Post Script: It’s a good thing Tlaloc was sleeping when Herlinda and her classmates played on his stomach. Had he been upright and sentient, he would have demanded child sacrifices just like he did 500 years ago. A simple trade of blood for rain.

Yale Professor of Anthropology, Michael Coe, writes, “One of the more horrifying of Aztec practices was the sacrifice of small children on mountain tops to bring rain at the end of the dry season, in propitiation of Tlaloc.  It was said that the more they cried, the more the Rain God was pleased.”

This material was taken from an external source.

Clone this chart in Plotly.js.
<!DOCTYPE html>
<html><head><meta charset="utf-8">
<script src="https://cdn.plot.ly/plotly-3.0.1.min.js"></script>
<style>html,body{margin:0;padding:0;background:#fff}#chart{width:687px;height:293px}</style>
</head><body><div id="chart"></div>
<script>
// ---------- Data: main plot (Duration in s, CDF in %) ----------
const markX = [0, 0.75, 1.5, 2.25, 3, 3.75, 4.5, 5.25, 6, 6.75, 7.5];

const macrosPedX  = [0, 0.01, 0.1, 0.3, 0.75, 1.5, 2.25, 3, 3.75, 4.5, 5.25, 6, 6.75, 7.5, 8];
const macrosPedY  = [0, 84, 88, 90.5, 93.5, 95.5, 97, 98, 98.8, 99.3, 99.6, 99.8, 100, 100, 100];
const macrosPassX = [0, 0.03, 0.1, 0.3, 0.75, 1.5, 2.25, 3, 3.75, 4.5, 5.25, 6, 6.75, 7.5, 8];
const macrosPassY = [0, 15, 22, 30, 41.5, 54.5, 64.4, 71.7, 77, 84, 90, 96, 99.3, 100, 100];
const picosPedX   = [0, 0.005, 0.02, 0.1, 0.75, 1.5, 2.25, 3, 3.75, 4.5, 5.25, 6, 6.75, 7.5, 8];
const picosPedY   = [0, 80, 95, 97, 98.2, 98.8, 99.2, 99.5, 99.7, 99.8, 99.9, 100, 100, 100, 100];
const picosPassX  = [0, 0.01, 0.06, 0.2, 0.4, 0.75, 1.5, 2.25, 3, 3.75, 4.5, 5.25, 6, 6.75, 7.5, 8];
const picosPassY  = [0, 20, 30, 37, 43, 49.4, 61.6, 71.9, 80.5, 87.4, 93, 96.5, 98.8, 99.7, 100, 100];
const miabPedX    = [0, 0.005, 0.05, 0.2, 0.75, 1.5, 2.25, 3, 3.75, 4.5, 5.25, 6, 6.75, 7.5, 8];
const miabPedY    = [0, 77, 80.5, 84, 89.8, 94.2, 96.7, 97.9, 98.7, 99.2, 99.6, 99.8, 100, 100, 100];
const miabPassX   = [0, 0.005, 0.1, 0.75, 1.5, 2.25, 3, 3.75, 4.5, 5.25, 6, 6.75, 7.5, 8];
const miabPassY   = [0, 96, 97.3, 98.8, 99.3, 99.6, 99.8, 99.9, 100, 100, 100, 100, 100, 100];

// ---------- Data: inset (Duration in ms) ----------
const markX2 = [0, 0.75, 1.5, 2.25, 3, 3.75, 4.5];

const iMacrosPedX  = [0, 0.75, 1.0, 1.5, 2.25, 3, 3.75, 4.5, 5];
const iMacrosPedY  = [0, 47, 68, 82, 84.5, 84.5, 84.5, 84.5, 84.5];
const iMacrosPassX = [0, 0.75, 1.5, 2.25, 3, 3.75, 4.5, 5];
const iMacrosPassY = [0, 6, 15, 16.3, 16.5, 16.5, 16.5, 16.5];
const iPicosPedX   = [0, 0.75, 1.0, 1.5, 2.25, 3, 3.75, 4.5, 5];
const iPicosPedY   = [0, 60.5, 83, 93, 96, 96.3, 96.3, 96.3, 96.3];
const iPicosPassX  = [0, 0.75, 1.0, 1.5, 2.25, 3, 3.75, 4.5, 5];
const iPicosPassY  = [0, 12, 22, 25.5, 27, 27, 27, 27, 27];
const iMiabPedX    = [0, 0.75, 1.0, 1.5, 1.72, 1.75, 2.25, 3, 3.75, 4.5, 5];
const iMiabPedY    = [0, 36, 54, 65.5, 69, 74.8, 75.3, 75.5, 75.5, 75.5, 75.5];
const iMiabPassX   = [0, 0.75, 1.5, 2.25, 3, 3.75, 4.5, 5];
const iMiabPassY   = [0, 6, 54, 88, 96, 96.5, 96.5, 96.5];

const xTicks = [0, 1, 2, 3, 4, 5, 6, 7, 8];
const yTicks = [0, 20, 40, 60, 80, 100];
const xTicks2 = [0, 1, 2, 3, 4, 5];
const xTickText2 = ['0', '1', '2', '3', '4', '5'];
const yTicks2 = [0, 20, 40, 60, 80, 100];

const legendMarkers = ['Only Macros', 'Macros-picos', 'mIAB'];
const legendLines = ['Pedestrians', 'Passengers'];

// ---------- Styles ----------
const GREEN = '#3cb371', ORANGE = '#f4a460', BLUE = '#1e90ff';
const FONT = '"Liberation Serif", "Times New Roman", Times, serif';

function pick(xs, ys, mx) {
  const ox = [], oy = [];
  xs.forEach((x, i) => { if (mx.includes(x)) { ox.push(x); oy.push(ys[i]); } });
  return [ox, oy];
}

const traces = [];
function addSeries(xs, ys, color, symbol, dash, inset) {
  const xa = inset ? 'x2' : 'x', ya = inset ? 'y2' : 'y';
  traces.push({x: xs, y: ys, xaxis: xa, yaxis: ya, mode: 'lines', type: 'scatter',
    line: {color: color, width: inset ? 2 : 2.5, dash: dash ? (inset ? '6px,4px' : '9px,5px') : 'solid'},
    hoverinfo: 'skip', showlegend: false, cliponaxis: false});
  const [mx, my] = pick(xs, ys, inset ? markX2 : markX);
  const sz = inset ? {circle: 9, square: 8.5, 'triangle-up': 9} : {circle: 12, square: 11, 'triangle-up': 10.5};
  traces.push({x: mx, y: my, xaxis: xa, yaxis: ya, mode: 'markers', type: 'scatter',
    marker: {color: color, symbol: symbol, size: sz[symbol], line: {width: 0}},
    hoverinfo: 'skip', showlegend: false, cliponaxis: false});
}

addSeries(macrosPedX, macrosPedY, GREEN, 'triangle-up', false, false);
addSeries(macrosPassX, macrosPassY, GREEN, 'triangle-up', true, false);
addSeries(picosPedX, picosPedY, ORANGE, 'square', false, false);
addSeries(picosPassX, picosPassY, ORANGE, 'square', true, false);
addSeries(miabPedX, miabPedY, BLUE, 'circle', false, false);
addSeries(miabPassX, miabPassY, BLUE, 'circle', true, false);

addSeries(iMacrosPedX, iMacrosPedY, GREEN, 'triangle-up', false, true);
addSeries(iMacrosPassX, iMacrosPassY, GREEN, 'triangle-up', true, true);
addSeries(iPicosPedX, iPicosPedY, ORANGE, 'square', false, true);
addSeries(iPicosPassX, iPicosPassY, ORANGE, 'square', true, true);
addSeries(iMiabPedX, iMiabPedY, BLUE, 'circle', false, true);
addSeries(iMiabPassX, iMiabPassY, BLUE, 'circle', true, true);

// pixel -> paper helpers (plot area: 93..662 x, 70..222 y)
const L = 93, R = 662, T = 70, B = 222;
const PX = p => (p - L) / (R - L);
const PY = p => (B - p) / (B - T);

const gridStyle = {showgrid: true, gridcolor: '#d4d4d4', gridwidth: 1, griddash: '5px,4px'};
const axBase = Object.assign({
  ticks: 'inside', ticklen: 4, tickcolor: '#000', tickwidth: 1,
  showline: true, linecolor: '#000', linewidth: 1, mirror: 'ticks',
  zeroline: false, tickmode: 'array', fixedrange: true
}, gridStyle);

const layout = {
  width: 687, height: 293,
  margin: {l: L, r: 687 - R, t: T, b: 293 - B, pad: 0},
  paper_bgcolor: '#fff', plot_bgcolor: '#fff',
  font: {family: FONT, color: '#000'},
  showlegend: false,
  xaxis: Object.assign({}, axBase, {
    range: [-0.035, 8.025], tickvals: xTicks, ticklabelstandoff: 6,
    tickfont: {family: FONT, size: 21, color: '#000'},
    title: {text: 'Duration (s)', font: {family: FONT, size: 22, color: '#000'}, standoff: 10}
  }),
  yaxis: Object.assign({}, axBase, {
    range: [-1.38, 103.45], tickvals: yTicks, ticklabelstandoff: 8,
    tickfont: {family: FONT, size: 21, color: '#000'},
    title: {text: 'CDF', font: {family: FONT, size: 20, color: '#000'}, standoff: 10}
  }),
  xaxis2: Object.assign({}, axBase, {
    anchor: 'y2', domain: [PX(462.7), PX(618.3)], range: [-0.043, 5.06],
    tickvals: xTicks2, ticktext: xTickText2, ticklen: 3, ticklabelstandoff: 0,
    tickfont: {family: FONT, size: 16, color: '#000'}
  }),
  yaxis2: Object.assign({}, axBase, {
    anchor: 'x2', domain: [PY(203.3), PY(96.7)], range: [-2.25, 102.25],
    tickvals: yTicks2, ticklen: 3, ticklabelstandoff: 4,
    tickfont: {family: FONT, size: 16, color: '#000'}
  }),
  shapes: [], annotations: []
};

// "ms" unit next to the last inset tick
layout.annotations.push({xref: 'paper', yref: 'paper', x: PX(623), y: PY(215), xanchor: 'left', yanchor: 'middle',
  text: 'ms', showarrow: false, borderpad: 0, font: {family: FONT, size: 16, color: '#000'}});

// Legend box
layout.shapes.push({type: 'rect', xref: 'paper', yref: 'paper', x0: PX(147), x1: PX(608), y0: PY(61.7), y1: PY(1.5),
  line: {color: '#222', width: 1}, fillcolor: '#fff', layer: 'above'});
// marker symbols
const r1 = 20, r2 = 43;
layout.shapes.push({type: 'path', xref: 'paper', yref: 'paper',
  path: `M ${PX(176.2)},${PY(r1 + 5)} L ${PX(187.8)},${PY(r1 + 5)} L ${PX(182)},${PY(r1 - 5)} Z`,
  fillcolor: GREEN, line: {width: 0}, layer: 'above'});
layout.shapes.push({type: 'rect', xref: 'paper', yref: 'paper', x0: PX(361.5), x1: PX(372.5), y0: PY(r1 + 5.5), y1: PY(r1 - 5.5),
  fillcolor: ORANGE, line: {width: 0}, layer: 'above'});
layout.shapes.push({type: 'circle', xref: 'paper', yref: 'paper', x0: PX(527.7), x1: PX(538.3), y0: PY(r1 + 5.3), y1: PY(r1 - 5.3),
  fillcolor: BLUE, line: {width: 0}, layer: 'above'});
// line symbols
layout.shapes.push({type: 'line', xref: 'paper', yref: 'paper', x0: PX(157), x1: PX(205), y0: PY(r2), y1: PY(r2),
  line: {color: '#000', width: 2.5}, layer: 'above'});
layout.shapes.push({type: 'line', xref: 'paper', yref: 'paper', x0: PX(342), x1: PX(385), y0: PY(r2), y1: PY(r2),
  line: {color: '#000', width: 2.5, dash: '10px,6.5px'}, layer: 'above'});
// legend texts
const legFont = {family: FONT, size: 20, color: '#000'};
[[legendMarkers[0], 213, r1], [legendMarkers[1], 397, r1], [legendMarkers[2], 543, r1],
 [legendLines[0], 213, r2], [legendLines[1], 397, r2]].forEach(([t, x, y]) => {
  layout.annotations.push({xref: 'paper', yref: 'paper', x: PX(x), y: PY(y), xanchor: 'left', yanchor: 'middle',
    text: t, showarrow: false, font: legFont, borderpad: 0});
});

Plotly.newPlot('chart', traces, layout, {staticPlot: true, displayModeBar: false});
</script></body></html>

 Imagine the horror visited on Fray Diego Durán, a Spanish priest, upon learning that children were to be sacrificed, slain by an Aztec priest! Fray Diego writes that “the blood was collected by the high priest who then bathed the face and body of the idol Tlaloc. If there was insufficient blood, another child or two, ages six or seven years, was slain accompanied by the sound of many trumpets, conch shells, and flutes.” This ritual performance each spring took place atop Mount Tlaloc.

Meanwhile, in Tenochtitlan (Mexico City today) a little girl “dressed in blue (Tlaloc’s color), representing the great lake and other springs and creeks” waited, terrified in an enclosed litter. Upon hearing the joyful trumpeting from on high, men transported the little girl by canoe to an auspicious spot where they slit her throat, allowed her blood to flow, then cast her into a whirlpool spiral that swallowed her body.

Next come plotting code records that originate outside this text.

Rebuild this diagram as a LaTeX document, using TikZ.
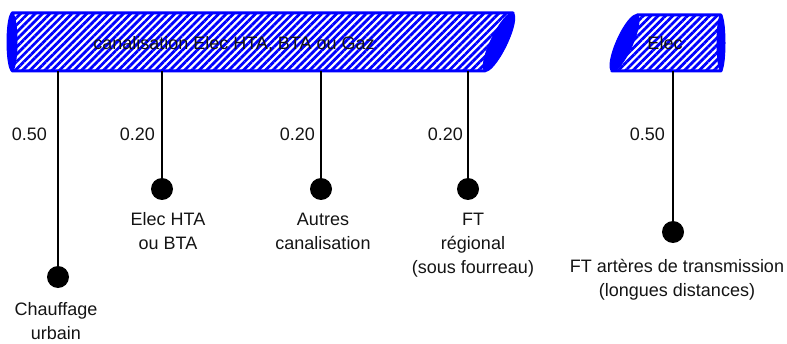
\documentclass[tikz,border=0pt]{standalone}
\usepackage{fontspec}
\setmainfont{Liberation Sans}
\usetikzlibrary{patterns.meta}
\definecolor{pipeblue}{RGB}{0,0,255}
\definecolor{txt}{RGB}{20,20,20}
\begin{document}
\begin{tikzpicture}[x=1pt,y=1pt,
  pipebody/.style={draw=pipeblue,line width=3pt,line join=round,
    pattern={Lines[angle=45,distance=5.2pt,line width=2.8pt]},pattern color=pipeblue},
  pipecap/.style={fill=pipeblue,draw=pipeblue,line width=1pt},
  stem/.style={line width=2.5pt,black},
  dot/.style={circle,fill=black,minimum size=22pt,inner sep=0pt},
  val/.style={font=\fontsize{18}{24}\selectfont,text=txt,anchor=base east,inner sep=0pt},
  lab/.style={font=\fontsize{18}{24}\selectfont,text=txt,align=center,anchor=base,inner sep=0pt},
  ptxt/.style={font=\fontsize{18}{24}\selectfont,text=txt,anchor=base,inner sep=0pt}]
\useasboundingbox (0,0) rectangle (787,343);
% big pipe
\path[pipebody] (12,330) -- (513,330) -- (485,272) -- (12,272) -- cycle;
\fill[pipecap] (12,301) ellipse [x radius=5,y radius=29];
\fill[pipecap,rotate around={64.2:(499,301)}] (499,301) ellipse [x radius=32.2,y radius=8];
\node[ptxt] (pipeA) at (234,293) {canalisation Elec HTA, BTA ou Gaz};
% elec pipe
\path[pipebody] (637,328) -- (721,328) -- (721,272) -- (612,272) -- cycle;
\fill[pipecap] (721,300) ellipse [x radius=4,y radius=28];
\fill[pipecap,rotate around={65.9:(624.5,300)}] (624.5,300) ellipse [x radius=30.7,y radius=8];
\node[ptxt] (pipeB) at (665,293) {Elec};
% anchor coordinates on pipes
\coordinate (s1) at (58,272);
\coordinate (s2) at (162,272);
\coordinate (s3) at (321,272);
\coordinate (s4) at (468,272);
\coordinate (s5) at (673,272);
% dots
\node[dot] (d1) at (58,66) {};
\node[dot] (d2) at (162,154) {};
\node[dot] (d3) at (321,154) {};
\node[dot] (d4) at (468,154) {};
\node[dot] (d5) at (673,111) {};
\draw[stem] (s1) -- (d1.center);
\draw[stem] (s2) -- (d2.center);
\draw[stem] (s3) -- (d3.center);
\draw[stem] (s4) -- (d4.center);
\draw[stem] (s5) -- (d5.center);
% values
\node[val] (v1) at (47,202) {0.50};
\node[val] (v2) at (155,202) {0.20};
\node[val] (v3) at (315,202) {0.20};
\node[val] (v4) at (463,202) {0.20};
\node[val] (v5) at (665,202) {0.50};
% labels (anchored at the baseline of the last line)
\node[lab] (l1) at (56,4) {Chauffage\\urbain};
\node[lab] (l2) at (168,93) {Elec HTA\\ou BTA};
\node[lab] (l3) at (323,93) {Autres\\canalisation};
\node[lab] (l4) at (473,70) {FT\\régional\\(sous fourreau)};
\node[lab] (l5) at (677,47) {FT artères de transmission\\(longues distances)};
\end{tikzpicture}
\end{document}
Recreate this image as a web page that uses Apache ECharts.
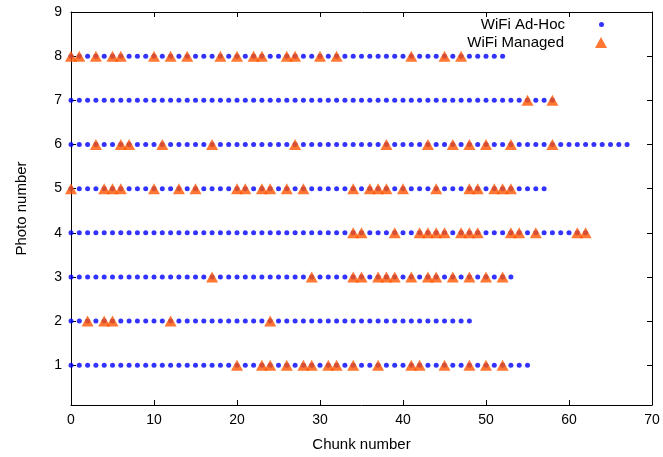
<!DOCTYPE html>
<html>
<head>
<meta charset="utf-8">
<script src="https://cdn.jsdelivr.net/npm/echarts@6/dist/echarts.min.js"></script>
<style>html,body{margin:0;padding:0;background:#fff}#c{width:663px;height:457px}</style>
</head>
<body>
<div id="c"></div>
<script>
// Photo numbers (y) and the last chunk received for each photo over WiFi Ad-Hoc
const photoNumbers = [1, 2, 3, 4, 5, 6, 7, 8];
const adhocLastChunk = [55, 48, 53, 62, 57, 67, 58, 52];
// Chunks received over WiFi Managed, per photo
const managed1 = [20,23,24,26,28,29,31,32,34,37,41,42,45,48,50,52];
const managed2 = [2,4,5,12,24];
const managed3 = [17,29,34,35,37,38,39,41,43,44,46,48,50,52];
const managed4 = [34,35,39,42,43,44,45,47,48,49,53,54,56,61,62];
const managed5 = [0,4,5,6,10,13,15,20,21,23,24,26,28,34,36,37,38,40,44,48,49,51,52,53];
const managed6 = [3,6,7,11,17,27,38,43,46,48,50,53,58];
const managed7 = [55,58];
const managed8 = [0,1,3,5,6,10,12,14,18,20,22,23,26,27,30,32,41,45,47];
const managedChunks = [managed1, managed2, managed3, managed4, managed5, managed6, managed7, managed8];
const xTicks = [0, 10, 20, 30, 40, 50, 60, 70];
const yTicks = [1, 2, 3, 4, 5, 6, 7, 8, 9];

const adhocData = [];
photoNumbers.forEach((p, i) => {
  for (let c = 0; c <= adhocLastChunk[i]; c++) adhocData.push([c, p]);
});
const managedData = [];
photoNumbers.forEach((p, i) => {
  managedChunks[i].forEach(c => managedData.push([c, p]));
});

const FONT = 'Liberation Sans';
const txt = {color: '#000', fontFamily: FONT, fontSize: 14};
const txt15 = {color: '#000', fontFamily: FONT, fontSize: 15};
const axisLine = {show: true, onZero: false, lineStyle: {color: '#000', width: 1}};

const chart = echarts.init(document.getElementById('c'), null, {renderer: 'canvas'});
chart.setOption({
  animation: false,
  backgroundColor: '#fff',
  grid: {left: 71, right: 11, top: 12, bottom: 48, containLabel: false},
  xAxis: [{
    type: 'value', min: 0, max: 70, interval: 10, position: 'bottom',
    axisLine: axisLine,
    axisTick: {show: true, inside: true, length: 5, lineStyle: {color: '#000'}},
    splitLine: {show: false},
    axisLabel: Object.assign({margin: 8, customValues: xTicks}, txt),
    name: 'Chunk number', nameLocation: 'middle', nameGap: 32,
    nameTextStyle: txt15
  }, {
    type: 'value', min: 0, max: 70, interval: 10, position: 'top',
    axisLine: axisLine,
    axisTick: {show: true, inside: true, length: 5, lineStyle: {color: '#000'}},
    splitLine: {show: false},
    axisLabel: {show: false}
  }],
  yAxis: [{
    type: 'value', min: 0.1, max: 9, position: 'left',
    axisLine: axisLine,
    axisTick: {show: true, inside: true, length: 5, customValues: yTicks, lineStyle: {color: '#000'}},
    splitLine: {show: false},
    axisLabel: Object.assign({margin: 9, customValues: yTicks}, txt),
    name: 'Photo number', nameLocation: 'middle', nameGap: 42, nameRotate: 90,
    nameTextStyle: txt15
  }, {
    type: 'value', min: 0.1, max: 9, position: 'right',
    axisLine: axisLine,
    axisTick: {show: true, inside: true, length: 5, customValues: yTicks, lineStyle: {color: '#000'}},
    splitLine: {show: false},
    axisLabel: {show: false}
  }],
  legend: [{
    data: [{name: 'WiFi Ad-Hoc', icon: 'circle'}],
    orient: 'vertical', align: 'right', right: 59, top: 17, padding: 0,
    itemWidth: 5, itemHeight: 5,
    textStyle: Object.assign({padding: [0, 29, 0, 0]}, txt15)
  }, {
    data: [{name: 'WiFi Managed', icon: 'triangle'}],
    orient: 'vertical', align: 'right', right: 56, top: 35, padding: 0,
    itemWidth: 12, itemHeight: 11,
    textStyle: Object.assign({padding: [0, 26, 0, 0]}, txt15)
  }],
  series: [{
    name: 'WiFi Ad-Hoc', type: 'scatter', xAxisIndex: 0, yAxisIndex: 0,
    data: adhocData, symbol: 'circle', symbolSize: 5,
    itemStyle: {color: '#0000ff'}, z: 2
  }, {
    name: 'WiFi Managed', type: 'scatter', xAxisIndex: 0, yAxisIndex: 0,
    data: managedData, symbol: 'triangle', symbolSize: [12, 11],
    itemStyle: {color: '#ff5500'}, z: 3
  }]
});
</script>
</body>
</html>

Archaelogist Isabel Gutiérrez reflects on the practice:  “They were supposed to be killed for the god. At death they became his companions.  Some here had a jade bead in their mouth to serve as their heart in the afterworld.  It was good if the child cried very much at the sacrifice. Their tears represented rain. The children (sometimes as young as three months), the mothers and fathers—everyone must have cried.  We found the skulls and only half of the ribs and an arm and a leg.  The bodies were dismembered before they were placed here.” What became of those small remains? We can only imagine… Perhaps an ancient Aztec midwife should have the last word, a word of joyful welcome, then, a word of warning:

“O precious necklace, O quetzal feather, O jade, O armlet, O turquoise! You have come into the world, a place of suffering, a place of affliction, a place of searing heat, bitter cold, harsh winds.  It is a place of hardship, a place of thirst, a place of hunger.  It is a place of cold, a place of tears, Indeed, it is not an agreeable place; it is a place of weeping, a place of sorrow, a place where one suffers affliction.  Here your task shall be weeping, tears, sorrow, fatigue…Rest now, repose now on this earth.”